>> Start

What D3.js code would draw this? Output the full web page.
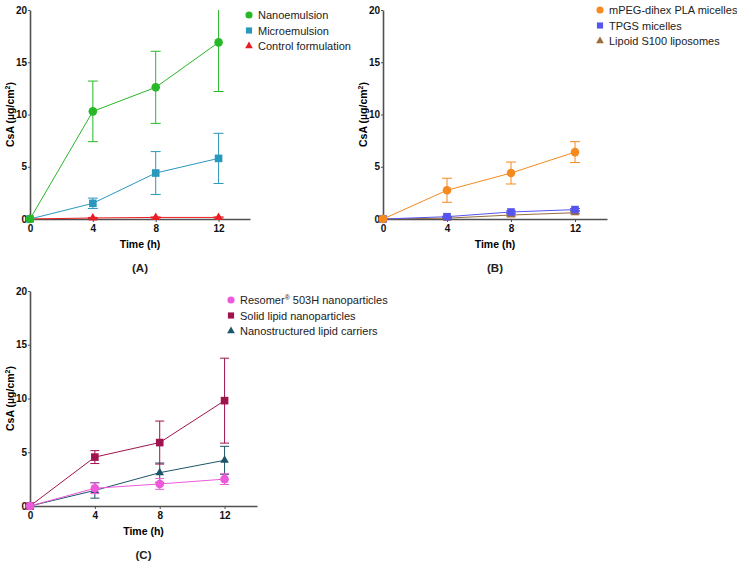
<!DOCTYPE html>
<html>
<head>
<meta charset="utf-8">
<script src="https://cdn.jsdelivr.net/npm/d3@7"></script>
<style>
  body { margin: 0; background: #fff; }
  svg { font-family: Arial, "Liberation Sans", sans-serif; }
  .tick text { font-weight: bold; font-size: 10px; fill: #111; }
  .axis path, .axis line { stroke: #505050; }
</style>
</head>
<body>
<svg id="chart" width="737" height="564"></svg>
<script>
// time points (h)
var times = [0, 4, 8, 12];
var yTicks = [0, 5, 10, 15, 20];
var xTicks = [0, 4, 8, 12];

// Panel A
var nanoMean = [0, 10.3, 12.6, 16.9];
var nanoErr  = [0, 2.9, 3.45, 4.7];
var microMean = [0, 1.5, 4.4, 5.8];
var microErr  = [0, 0.5, 2.05, 2.4];
var controlMean = [0, 0.1, 0.15, 0.15];
var controlErr  = [0, 0.05, 0.05, 0.05];

// Panel B
var mpegMean = [0, 2.75, 4.4, 6.4];
var mpegErr  = [0, 1.15, 1.05, 1.0];
var tpgsMean = [0, 0.22, 0.67, 0.9];
var tpgsErr  = [0, 0.05, 0.1, 0.1];
var lipoidMean = [0, 0.08, 0.38, 0.6];
var lipoidErr  = [0, 0.03, 0.1, 0.1];

// Panel C
var resomerMean = [0, 1.65, 2.05, 2.5];
var resomerErr  = [0, 0.5, 0.5, 0.5];
var slnMean = [0, 4.55, 5.9, 9.8];
var slnErr  = [0, 0.6, 2.0, 3.95];
var nlcMean = [0, 1.45, 3.1, 4.25];
var nlcErr  = [0, 0.72, 0.9, 1.3];

var panels = [
    { label: "(A)", left: 30, top: 10, bottom: 219, right: 250, legendX: 249, legendY: 15, cap: 5,
      series: [
        { name: "Nanoemulsion", mean: nanoMean, err: nanoErr, color: "#27b827", shape: "circle" },
        { name: "Microemulsion", mean: microMean, err: microErr, color: "#2a98bd", shape: "square" },
        { name: "Control formulation", mean: controlMean, err: controlErr, color: "#ea1c24", shape: "triangle" }
      ] },
    { label: "(B)", left: 383, top: 10, bottom: 219, right: 607, legendX: 600, legendY: 10, cap: 5,
      series: [
        { name: "mPEG-dihex PLA micelles", mean: mpegMean, err: mpegErr, color: "#f58a1f", shape: "circle" },
        { name: "TPGS micelles", mean: tpgsMean, err: tpgsErr, color: "#5555ee", shape: "square" },
        { name: "Lipoid S100 liposomes", mean: lipoidMean, err: lipoidErr, color: "#9a6b3c", shape: "triangle" }
      ] },
    { label: "(C)", left: 30, top: 291, bottom: 506, right: 257, legendX: 231, legendY: 300, cap: 4.5,
      series: [
        { name: "Resomer", sup: "®", rest: " 503H nanoparticles", mean: resomerMean, err: resomerErr, color: "#ec5adb", shape: "circle" },
        { name: "Solid lipid nanoparticles", mean: slnMean, err: slnErr, color: "#a0124e", shape: "square" },
        { name: "Nanostructured lipid carriers", mean: nlcMean, err: nlcErr, color: "#1d5568", shape: "triangle" }
      ] }
];

var svg = d3.select("#chart");

var symbolFor = {
    circle: d3.symbol().type(d3.symbolCircle).size(58),
    square: d3.symbol().type(d3.symbolSquare).size(58),
    triangle: d3.symbol().type(d3.symbolTriangle).size(32)
};
var legendSymbol = {
    circle: d3.symbol().type(d3.symbolCircle).size(40),
    square: d3.symbol().type(d3.symbolSquare).size(38),
    triangle: d3.symbol().type(d3.symbolTriangle).size(26)
};

panels.forEach(function (p) {

    var x = d3.scaleLinear().domain([0, 14]).range([p.left, p.right]);
    var y = d3.scaleLinear().domain([0, 20]).range([p.bottom, p.top]);

    var g = svg.append("g");

    // axes
    g.append("g")
        .attr("class", "axis")
        .attr("transform", "translate(0," + p.bottom + ")")
        .call(d3.axisBottom(x).tickValues(xTicks).tickSize(3).tickSizeOuter(0))
        .call(function (a) { a.select(".domain").attr("stroke-width", 1.6); });

    g.append("g")
        .attr("class", "axis")
        .attr("transform", "translate(" + p.left + ",0)")
        .call(d3.axisLeft(y).tickValues(yTicks).tickSize(2).tickPadding(1).tickSizeOuter(0))
        .call(function (a) { a.select(".domain").attr("stroke-width", 1.6); });

    // axis titles
    g.append("text")
        .attr("x", x(7))
        .attr("y", p.bottom + 29)
        .attr("text-anchor", "middle")
        .attr("font-weight", "bold")
        .attr("font-size", 10.5)
        .text("Time (h)");

    var yt = g.append("text")
        .attr("transform", "translate(" + (p.left - 16) + "," + ((p.top + p.bottom) / 2) + ") rotate(-90)")
        .attr("text-anchor", "middle")
        .attr("font-weight", "bold")
        .attr("font-size", 10.5);
    yt.append("tspan").text("CsA (µg/cm");
    yt.append("tspan").attr("dy", -4).attr("font-size", 7).text("2");
    yt.append("tspan").attr("dy", 4).text(")");

    g.append("text")
        .attr("x", x(7))
        .attr("y", p.bottom + 53)
        .attr("text-anchor", "middle")
        .attr("font-size", 11.5)
        .attr("font-weight", "bold")
        .attr("fill", "#222")
        .text(p.label);

    var line = d3.line().x(function (d) { return x(d.t); }).y(function (d) { return y(d.v); });

    // draw series (last legend entry drawn first so first is on top)
    p.series.slice().reverse().forEach(function (s) {
        var pts = times.map(function (t, i) { return { t: t, v: s.mean[i], e: s.err[i] }; });
        var sg = g.append("g");

        // error bars
        pts.forEach(function (d) {
            if (d.e <= 0) return;
            var hi = Math.min(d.v + d.e, 20);
            sg.append("line")
                .attr("x1", x(d.t)).attr("x2", x(d.t))
                .attr("y1", y(d.v - d.e)).attr("y2", y(hi))
                .attr("stroke", s.color).attr("stroke-width", 1);
            var caps = [d.v - d.e];
            if (d.v + d.e <= 20) caps.push(d.v + d.e);
            caps.forEach(function (c) {
                sg.append("line")
                    .attr("x1", x(d.t) - p.cap).attr("x2", x(d.t) + p.cap)
                    .attr("y1", y(c)).attr("y2", y(c))
                    .attr("stroke", s.color).attr("stroke-width", 1);
            });
        });

        sg.append("path")
            .datum(pts)
            .attr("d", line)
            .attr("fill", "none")
            .attr("stroke", s.color)
            .attr("stroke-width", 1);

        sg.selectAll("path.mark")
            .data(pts)
            .enter()
            .append("path")
                .attr("class", "mark")
                .attr("d", symbolFor[s.shape])
                .attr("fill", s.color)
                .attr("transform", function (d) { return "translate(" + x(d.t) + "," + y(d.v) + ")"; });
    });

    // legend
    p.series.forEach(function (s, i) {
        var ly = p.legendY + i * 15.5;
        g.append("path")
            .attr("d", legendSymbol[s.shape])
            .attr("fill", s.color)
            .attr("transform", "translate(" + p.legendX + "," + ly + ")");
        var lt = g.append("text")
            .attr("x", p.legendX + 9)
            .attr("y", ly + 4)
            .attr("font-size", 11)
            .attr("fill", "#222");
        lt.append("tspan").text(s.name);
        if (s.sup) {
            lt.append("tspan").attr("dy", -4).attr("font-size", 7).text(s.sup);
            lt.append("tspan").attr("dy", 4).text(s.rest);
        }
    });
});
</script>
</body>
</html>
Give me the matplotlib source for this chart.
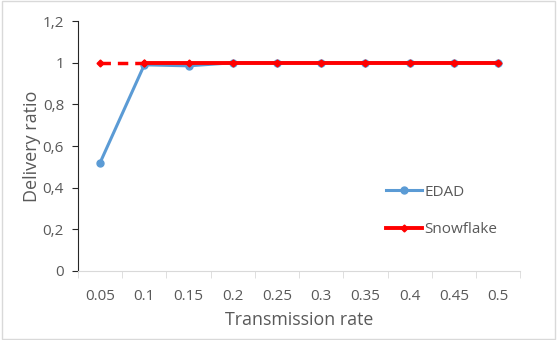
import matplotlib.pyplot as plt
from matplotlib.patches import Rectangle

rates = ['0.05', '0.1', '0.15', '0.2', '0.25', '0.3', '0.35', '0.4', '0.45', '0.5']
edad = [0.52, 0.99, 0.985, 1, 1, 1, 1, 1, 1, 1]
snowflake = [1, 1, 1, 1, 1, 1, 1, 1, 1, 1]
y_ticks = [0, 0.2, 0.4, 0.6, 0.8, 1, 1.2]
y_labels = ['0', '0,2', '0,4', '0,6', '0,8', '1', '1,2']

plt.rcParams['font.family'] = ['Open Sans', 'DejaVu Sans']
text_col = '#595959'

fig = plt.figure(figsize=(5.57, 3.40), dpi=100)
ax = fig.add_axes([0.140, 0.203, 0.794, 0.735])

x = list(range(len(rates)))
blue = '#5b9bd5'
red = '#ff0000'

ax.plot(x, edad, color=blue, lw=2.2, marker='o', ms=5, label='EDAD', zorder=3)
# dashed first segment for Snowflake, solid afterwards
ax.plot(x[:2], snowflake[:2], color=red, lw=2.5, ls=(0, (3, 2)), marker='D', ms=3.5, zorder=4)
ax.plot(x[1:], snowflake[1:], color=red, lw=2.8, marker='D', ms=3.5, zorder=4)
ax.plot([], [], color=red, lw=2.8, marker='D', ms=3.5, label='Snowflake')

ax.set_xlim(-0.5, len(rates) - 0.5)
ax.set_ylim(0, 1.2)
ax.set_yticks(y_ticks)
ax.set_yticklabels(y_labels)
ax.set_xticks(x)
ax.set_xticklabels(rates)
ax.set_xticks([i - 0.5 for i in range(len(rates) + 1)], minor=True)

ax.tick_params(axis='x', which='major', length=0, pad=13, labelsize=11, labelcolor=text_col)
ax.tick_params(axis='x', which='minor', length=5, color='#d9d9d9', direction='out')
ax.tick_params(axis='y', length=4, color='#262626', labelsize=11, labelcolor=text_col, pad=6)

for s in ['top', 'right']:
    ax.spines[s].set_visible(False)
ax.spines['left'].set_color('#262626')
ax.spines['bottom'].set_color('#d9d9d9')

ax.set_xlabel('Transmission rate', fontsize=12.8, color=text_col, labelpad=5)
ax.set_ylabel('Delivery ratio', fontsize=13, color=text_col, labelpad=1)

leg = ax.legend(loc='upper left', bbox_to_anchor=(0.665, 0.40), frameon=False,
                fontsize=11, handlelength=2.4, handletextpad=0.1, labelspacing=1.45)
for t in leg.get_texts():
    t.set_color(text_col)

fig.patches.append(Rectangle((0.003, 0.003), 0.994, 0.994, transform=fig.transFigure,
                             fill=False, edgecolor='#d9d9d9', lw=1))

fig.savefig('out.png', dpi=100)
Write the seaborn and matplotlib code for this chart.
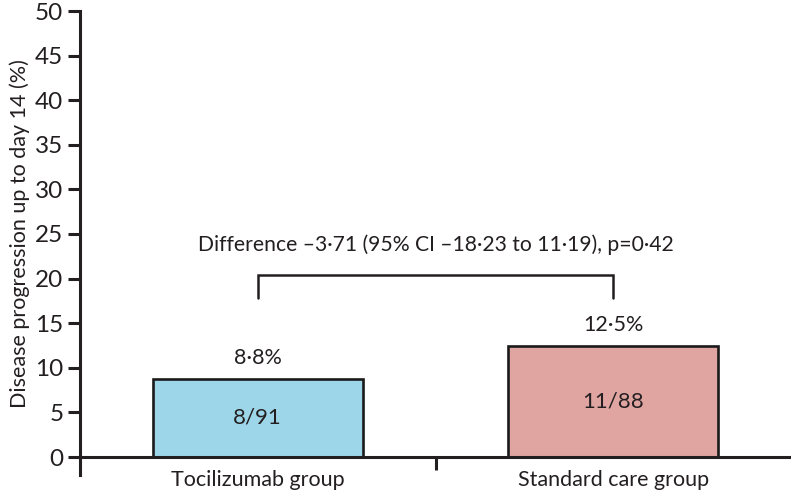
import matplotlib
matplotlib.use("Agg")
import matplotlib.pyplot as plt
import seaborn as sns
import pandas as pd
from matplotlib.ticker import FixedLocator

groups = ["Tocilizumab group", "Standard care group"]
values = [8.8, 12.5]
pct_labels = ["8·8%", "12·5%"]
count_labels = ["8/91", "11/88"]
colors = ["#9dd6e9", "#e0a4a1"]
diff_text = "Difference –3·71 (95% CI –18·23 to 11·19), p=0·42"
ylabel = "Disease progression up to day 14 (%)"
yticks = [0, 5, 10, 15, 20, 25, 30, 35, 40, 45, 50]

sns.set_theme(style="white")
plt.rcParams["font.family"] = ["Lato", "DejaVu Sans"]

fig = plt.figure(figsize=(7.91, 4.97), dpi=100)
ax = fig.add_axes([80 / 791, 40 / 497, 711 / 791, 446 / 497])

df = pd.DataFrame({"group": groups, "value": values})
sns.barplot(data=df, x="group", y="value", hue="group", palette=colors,
            width=0.59, edgecolor="#1a1a1a", linewidth=1.9, legend=False, ax=ax,
            saturation=1)

ax.set_ylim(0, 50)
ax.set_xlim(-0.5, 1.5)
ax.set_yticks(yticks)
ax.set_ylabel(ylabel, fontsize=15.5, color="#231f20", labelpad=4)
ax.set_xlabel("")
for s in ["top", "right"]:
    ax.spines[s].set_visible(False)
for s in ["left", "bottom"]:
    ax.spines[s].set_linewidth(2.2)
    ax.spines[s].set_color("#231f20")
ax.spines["left"].set_bounds(-2, 50)

ax.tick_params(axis="y", which="major", direction="out", length=9, width=2.2,
               color="#231f20", labelsize=17.5, labelcolor="#231f20", pad=3, left=True)
ax.tick_params(axis="x", which="major", length=0, labelsize=15.5,
               labelcolor="#231f20", pad=9, bottom=True)
ax.xaxis.set_minor_locator(FixedLocator([0.5]))
ax.tick_params(axis="x", which="minor", direction="out", length=9, width=2.2,
               color="#231f20", bottom=True)

for i, (v, p, c) in enumerate(zip(values, pct_labels, count_labels)):
    ax.text(i, v + 1.2, p, ha="center", va="bottom", fontsize=15.5, color="#231f20")
    ax.text(i, v / 2, c, ha="center", va="center", fontsize=16, color="#231f20")

# bracket
ax.plot([0, 0, 1, 1], [17.8, 20.4, 20.4, 17.8], color="#231f20", lw=1.8,
        solid_joinstyle="miter")
ax.text(0.5, 23.8, diff_text, ha="center", va="center", fontsize=15.2, color="#231f20")

fig.savefig("out.png", dpi=100)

>> End

• Problem requirements: Search the preceding listing for the word "draw" and pull out every line that holds it.

• Task result:
What D3.js code would draw this? Output the full web page.
    // draw series (last legend entry drawn first so first is on top)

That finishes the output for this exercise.